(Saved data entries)

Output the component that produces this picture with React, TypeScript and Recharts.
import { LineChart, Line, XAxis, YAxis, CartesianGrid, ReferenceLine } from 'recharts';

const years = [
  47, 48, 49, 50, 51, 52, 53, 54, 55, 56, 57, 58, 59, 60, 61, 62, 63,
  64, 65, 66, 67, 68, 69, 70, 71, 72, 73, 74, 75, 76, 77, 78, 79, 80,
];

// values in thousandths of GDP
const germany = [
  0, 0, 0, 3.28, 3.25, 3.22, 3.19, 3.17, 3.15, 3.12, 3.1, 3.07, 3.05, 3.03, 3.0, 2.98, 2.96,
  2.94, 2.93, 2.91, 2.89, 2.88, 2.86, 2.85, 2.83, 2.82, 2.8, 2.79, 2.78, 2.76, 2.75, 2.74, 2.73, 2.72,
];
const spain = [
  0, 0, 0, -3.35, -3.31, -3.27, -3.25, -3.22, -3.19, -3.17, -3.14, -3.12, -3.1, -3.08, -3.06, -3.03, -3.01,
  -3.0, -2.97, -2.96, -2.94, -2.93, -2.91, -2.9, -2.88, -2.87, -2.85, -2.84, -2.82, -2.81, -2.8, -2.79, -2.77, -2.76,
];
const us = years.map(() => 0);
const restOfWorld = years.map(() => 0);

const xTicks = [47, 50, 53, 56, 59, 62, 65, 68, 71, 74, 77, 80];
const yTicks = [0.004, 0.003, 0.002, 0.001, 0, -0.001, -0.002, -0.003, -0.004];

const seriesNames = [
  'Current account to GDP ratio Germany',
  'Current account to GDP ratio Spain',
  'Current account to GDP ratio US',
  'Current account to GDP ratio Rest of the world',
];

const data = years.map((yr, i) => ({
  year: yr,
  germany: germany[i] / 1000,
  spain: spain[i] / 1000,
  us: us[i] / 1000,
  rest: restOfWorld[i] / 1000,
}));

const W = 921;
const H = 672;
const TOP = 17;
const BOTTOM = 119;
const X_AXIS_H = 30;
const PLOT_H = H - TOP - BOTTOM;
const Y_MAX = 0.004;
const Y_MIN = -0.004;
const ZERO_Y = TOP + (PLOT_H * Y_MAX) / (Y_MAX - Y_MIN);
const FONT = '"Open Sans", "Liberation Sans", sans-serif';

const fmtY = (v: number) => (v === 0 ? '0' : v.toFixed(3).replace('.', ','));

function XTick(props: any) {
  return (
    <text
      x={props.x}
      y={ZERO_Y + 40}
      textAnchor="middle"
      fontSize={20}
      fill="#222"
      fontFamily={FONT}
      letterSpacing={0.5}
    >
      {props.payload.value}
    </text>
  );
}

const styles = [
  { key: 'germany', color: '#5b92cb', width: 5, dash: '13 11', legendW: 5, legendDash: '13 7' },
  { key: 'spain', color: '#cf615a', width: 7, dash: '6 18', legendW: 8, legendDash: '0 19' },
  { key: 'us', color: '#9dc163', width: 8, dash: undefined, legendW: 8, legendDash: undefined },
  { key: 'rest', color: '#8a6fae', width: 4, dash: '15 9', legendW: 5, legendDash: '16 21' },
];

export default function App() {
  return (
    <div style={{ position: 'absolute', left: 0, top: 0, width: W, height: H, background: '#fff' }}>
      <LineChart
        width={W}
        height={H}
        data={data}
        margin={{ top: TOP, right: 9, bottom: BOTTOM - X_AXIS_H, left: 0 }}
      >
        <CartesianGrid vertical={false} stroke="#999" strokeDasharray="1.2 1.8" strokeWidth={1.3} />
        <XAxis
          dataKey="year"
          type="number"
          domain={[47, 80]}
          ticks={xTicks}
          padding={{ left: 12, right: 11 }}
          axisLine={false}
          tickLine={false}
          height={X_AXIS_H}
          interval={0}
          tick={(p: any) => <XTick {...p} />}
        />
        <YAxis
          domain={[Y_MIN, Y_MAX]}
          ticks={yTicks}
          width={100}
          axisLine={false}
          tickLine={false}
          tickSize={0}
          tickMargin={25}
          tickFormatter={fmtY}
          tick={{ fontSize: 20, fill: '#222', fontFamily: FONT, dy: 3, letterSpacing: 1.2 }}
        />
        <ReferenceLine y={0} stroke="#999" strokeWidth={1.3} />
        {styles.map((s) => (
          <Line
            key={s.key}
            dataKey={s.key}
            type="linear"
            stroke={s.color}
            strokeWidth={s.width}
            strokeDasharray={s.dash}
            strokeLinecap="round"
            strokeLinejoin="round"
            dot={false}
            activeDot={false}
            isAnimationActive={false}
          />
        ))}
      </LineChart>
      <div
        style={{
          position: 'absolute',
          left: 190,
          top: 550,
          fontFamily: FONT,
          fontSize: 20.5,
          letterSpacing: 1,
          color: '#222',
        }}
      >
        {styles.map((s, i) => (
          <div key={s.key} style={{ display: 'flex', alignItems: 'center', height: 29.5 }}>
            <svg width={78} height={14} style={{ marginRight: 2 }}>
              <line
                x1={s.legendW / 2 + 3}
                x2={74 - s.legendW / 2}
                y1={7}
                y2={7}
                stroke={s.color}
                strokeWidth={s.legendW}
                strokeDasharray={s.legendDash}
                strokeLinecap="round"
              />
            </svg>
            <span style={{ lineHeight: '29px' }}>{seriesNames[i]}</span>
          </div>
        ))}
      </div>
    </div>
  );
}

--

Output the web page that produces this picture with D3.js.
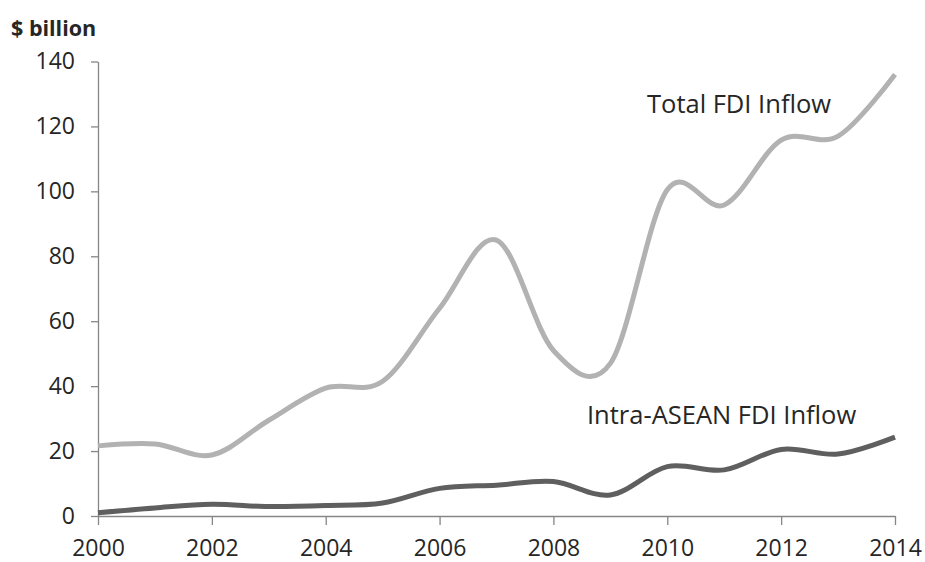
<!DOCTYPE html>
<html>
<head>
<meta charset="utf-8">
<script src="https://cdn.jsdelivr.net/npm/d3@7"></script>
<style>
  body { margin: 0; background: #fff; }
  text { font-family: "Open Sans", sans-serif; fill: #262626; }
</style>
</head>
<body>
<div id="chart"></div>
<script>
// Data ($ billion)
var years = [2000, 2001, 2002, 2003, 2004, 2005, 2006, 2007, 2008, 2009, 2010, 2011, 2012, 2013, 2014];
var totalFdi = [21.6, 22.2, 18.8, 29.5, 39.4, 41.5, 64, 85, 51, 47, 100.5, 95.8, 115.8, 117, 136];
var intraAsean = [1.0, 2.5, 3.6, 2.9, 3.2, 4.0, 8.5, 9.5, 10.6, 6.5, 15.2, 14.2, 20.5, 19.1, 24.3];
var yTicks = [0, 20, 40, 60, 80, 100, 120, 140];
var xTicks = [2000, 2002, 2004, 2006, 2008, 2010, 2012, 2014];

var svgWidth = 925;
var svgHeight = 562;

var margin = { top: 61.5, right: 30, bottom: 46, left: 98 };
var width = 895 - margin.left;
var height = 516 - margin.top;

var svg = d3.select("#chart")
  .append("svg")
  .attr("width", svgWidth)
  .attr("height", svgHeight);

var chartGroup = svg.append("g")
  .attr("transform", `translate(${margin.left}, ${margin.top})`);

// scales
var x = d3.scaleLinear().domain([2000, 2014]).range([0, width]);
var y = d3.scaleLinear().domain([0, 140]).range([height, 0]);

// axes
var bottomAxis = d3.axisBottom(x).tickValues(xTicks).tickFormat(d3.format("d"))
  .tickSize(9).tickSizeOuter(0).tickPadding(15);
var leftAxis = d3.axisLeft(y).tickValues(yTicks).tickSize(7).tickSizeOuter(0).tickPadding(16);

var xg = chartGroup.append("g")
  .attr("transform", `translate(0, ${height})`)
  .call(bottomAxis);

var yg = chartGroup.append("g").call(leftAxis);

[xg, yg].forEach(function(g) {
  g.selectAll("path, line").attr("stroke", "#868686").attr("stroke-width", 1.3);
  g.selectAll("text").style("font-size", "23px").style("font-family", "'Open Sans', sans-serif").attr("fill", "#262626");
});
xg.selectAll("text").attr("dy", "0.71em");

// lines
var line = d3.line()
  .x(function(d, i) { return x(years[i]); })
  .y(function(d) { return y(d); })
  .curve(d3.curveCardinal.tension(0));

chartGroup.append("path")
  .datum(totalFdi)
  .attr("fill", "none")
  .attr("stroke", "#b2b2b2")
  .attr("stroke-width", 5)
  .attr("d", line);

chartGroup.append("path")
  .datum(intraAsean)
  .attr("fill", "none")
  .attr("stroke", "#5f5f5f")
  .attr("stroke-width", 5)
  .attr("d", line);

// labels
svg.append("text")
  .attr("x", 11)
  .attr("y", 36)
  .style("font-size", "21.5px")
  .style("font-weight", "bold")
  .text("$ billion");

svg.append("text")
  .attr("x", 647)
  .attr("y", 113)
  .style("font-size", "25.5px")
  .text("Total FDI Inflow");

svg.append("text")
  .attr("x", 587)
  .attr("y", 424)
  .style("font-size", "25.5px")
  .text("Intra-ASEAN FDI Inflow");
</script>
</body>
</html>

...

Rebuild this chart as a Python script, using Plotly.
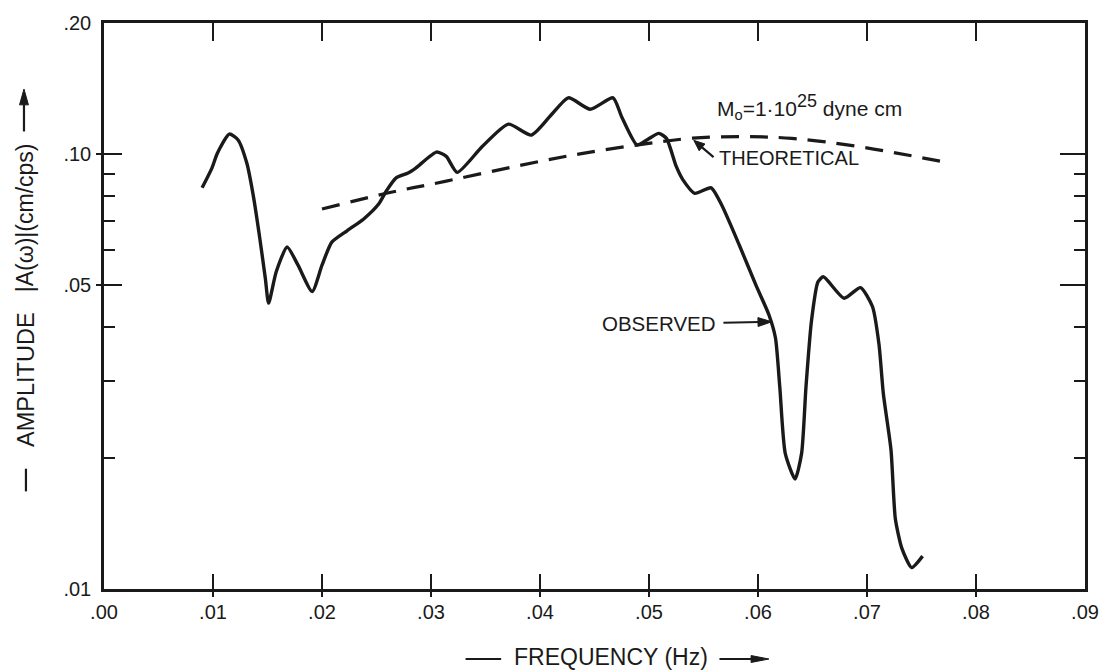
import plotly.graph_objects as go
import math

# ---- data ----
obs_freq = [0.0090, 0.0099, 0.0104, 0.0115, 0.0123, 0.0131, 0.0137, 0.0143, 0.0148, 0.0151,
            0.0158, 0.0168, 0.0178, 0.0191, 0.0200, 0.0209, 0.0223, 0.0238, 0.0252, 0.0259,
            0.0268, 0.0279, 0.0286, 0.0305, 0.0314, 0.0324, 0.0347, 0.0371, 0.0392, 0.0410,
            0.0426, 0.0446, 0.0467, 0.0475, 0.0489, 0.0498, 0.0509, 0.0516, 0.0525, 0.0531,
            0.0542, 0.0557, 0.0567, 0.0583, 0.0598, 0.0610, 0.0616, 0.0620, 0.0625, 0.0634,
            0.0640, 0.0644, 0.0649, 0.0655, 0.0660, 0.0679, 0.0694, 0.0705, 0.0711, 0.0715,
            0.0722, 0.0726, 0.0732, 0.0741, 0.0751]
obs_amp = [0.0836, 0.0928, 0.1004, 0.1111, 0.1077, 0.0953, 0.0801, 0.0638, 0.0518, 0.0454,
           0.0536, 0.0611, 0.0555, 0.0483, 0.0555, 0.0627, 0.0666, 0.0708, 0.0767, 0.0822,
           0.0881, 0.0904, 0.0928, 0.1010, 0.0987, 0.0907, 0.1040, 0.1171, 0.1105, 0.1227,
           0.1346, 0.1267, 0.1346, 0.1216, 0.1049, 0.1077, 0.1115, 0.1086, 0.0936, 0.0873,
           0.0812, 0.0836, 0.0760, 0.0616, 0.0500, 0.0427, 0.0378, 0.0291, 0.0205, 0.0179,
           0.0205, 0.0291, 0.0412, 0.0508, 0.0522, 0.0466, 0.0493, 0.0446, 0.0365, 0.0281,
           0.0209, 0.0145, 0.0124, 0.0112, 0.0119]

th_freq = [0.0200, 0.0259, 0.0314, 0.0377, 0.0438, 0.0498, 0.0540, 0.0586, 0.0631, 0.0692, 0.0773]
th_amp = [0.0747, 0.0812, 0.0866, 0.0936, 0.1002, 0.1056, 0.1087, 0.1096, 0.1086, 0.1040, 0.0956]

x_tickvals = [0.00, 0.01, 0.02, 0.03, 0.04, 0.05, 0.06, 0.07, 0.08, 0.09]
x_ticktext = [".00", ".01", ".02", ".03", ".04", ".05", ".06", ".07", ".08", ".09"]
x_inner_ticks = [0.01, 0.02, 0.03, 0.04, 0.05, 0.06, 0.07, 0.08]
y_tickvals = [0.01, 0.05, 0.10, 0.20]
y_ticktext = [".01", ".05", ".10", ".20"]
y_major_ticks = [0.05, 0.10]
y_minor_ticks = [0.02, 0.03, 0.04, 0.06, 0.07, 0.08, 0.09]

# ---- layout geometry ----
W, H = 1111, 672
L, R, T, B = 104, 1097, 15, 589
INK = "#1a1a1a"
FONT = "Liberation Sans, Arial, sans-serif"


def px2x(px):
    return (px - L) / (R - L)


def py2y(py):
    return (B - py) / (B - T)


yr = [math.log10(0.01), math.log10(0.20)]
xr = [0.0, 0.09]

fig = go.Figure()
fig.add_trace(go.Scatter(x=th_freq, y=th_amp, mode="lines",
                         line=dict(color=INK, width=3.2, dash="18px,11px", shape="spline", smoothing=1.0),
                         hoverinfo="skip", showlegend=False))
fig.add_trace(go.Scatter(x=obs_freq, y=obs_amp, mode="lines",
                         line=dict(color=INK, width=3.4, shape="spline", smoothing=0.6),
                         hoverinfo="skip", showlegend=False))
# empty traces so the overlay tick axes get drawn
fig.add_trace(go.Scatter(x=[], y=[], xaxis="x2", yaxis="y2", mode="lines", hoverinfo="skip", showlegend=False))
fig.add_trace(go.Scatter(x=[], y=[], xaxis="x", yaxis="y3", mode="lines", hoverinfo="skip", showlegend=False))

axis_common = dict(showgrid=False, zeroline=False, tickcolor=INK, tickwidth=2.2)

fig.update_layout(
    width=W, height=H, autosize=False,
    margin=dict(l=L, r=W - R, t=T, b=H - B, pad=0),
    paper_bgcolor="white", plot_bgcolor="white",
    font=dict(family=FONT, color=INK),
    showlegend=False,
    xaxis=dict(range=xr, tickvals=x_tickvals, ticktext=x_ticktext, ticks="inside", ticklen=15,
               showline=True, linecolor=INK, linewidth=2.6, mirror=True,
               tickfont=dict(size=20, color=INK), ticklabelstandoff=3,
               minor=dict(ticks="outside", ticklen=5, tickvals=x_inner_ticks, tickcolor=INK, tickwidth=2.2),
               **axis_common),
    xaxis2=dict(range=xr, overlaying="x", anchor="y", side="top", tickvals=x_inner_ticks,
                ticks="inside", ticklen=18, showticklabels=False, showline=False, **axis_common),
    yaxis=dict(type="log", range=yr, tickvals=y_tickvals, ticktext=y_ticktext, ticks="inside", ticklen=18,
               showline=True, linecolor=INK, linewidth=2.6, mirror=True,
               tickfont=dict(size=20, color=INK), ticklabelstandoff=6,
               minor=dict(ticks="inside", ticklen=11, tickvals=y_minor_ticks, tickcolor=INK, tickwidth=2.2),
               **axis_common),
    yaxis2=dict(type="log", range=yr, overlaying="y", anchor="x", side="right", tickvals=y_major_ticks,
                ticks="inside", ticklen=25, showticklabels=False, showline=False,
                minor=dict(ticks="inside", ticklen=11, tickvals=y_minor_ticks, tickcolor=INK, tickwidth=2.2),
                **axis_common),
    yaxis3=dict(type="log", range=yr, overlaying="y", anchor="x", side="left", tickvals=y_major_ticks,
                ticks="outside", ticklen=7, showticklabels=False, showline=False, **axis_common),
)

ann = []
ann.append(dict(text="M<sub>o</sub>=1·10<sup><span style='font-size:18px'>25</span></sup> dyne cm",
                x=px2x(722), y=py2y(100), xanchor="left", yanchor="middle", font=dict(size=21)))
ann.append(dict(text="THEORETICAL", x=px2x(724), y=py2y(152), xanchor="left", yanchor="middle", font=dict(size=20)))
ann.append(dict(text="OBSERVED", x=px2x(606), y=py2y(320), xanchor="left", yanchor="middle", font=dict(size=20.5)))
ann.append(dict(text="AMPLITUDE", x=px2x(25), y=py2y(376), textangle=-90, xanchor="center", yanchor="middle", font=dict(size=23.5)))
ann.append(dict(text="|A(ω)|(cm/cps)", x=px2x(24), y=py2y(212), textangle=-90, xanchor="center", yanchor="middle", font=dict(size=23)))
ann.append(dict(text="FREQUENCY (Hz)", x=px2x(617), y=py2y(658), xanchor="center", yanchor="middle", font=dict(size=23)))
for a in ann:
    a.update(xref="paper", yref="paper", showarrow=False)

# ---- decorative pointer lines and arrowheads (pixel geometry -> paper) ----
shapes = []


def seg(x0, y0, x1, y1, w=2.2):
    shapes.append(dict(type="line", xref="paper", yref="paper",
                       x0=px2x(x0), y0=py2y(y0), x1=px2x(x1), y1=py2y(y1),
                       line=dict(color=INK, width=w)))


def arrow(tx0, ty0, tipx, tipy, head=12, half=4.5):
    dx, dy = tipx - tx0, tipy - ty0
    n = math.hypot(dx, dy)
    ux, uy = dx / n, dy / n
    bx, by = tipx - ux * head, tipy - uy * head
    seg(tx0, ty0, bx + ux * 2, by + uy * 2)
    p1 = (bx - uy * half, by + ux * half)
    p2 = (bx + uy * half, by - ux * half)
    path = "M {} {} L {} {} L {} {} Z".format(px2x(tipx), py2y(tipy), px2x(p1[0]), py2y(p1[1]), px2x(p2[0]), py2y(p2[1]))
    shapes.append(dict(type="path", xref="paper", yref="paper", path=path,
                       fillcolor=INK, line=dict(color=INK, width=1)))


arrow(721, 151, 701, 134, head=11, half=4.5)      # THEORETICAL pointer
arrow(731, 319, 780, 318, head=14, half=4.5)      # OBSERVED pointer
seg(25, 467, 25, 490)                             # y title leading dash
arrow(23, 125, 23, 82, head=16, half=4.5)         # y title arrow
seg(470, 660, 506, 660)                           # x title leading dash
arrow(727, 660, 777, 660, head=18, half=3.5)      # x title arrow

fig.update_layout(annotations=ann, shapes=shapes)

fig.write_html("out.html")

### Given instruction:
From the records above, pull out each line that has "this".

### Task solution:
Output the component that produces this picture with React, TypeScript and Recharts.
Output the web page that produces this picture with D3.js.
Rebuild this chart as a Python script, using Plotly.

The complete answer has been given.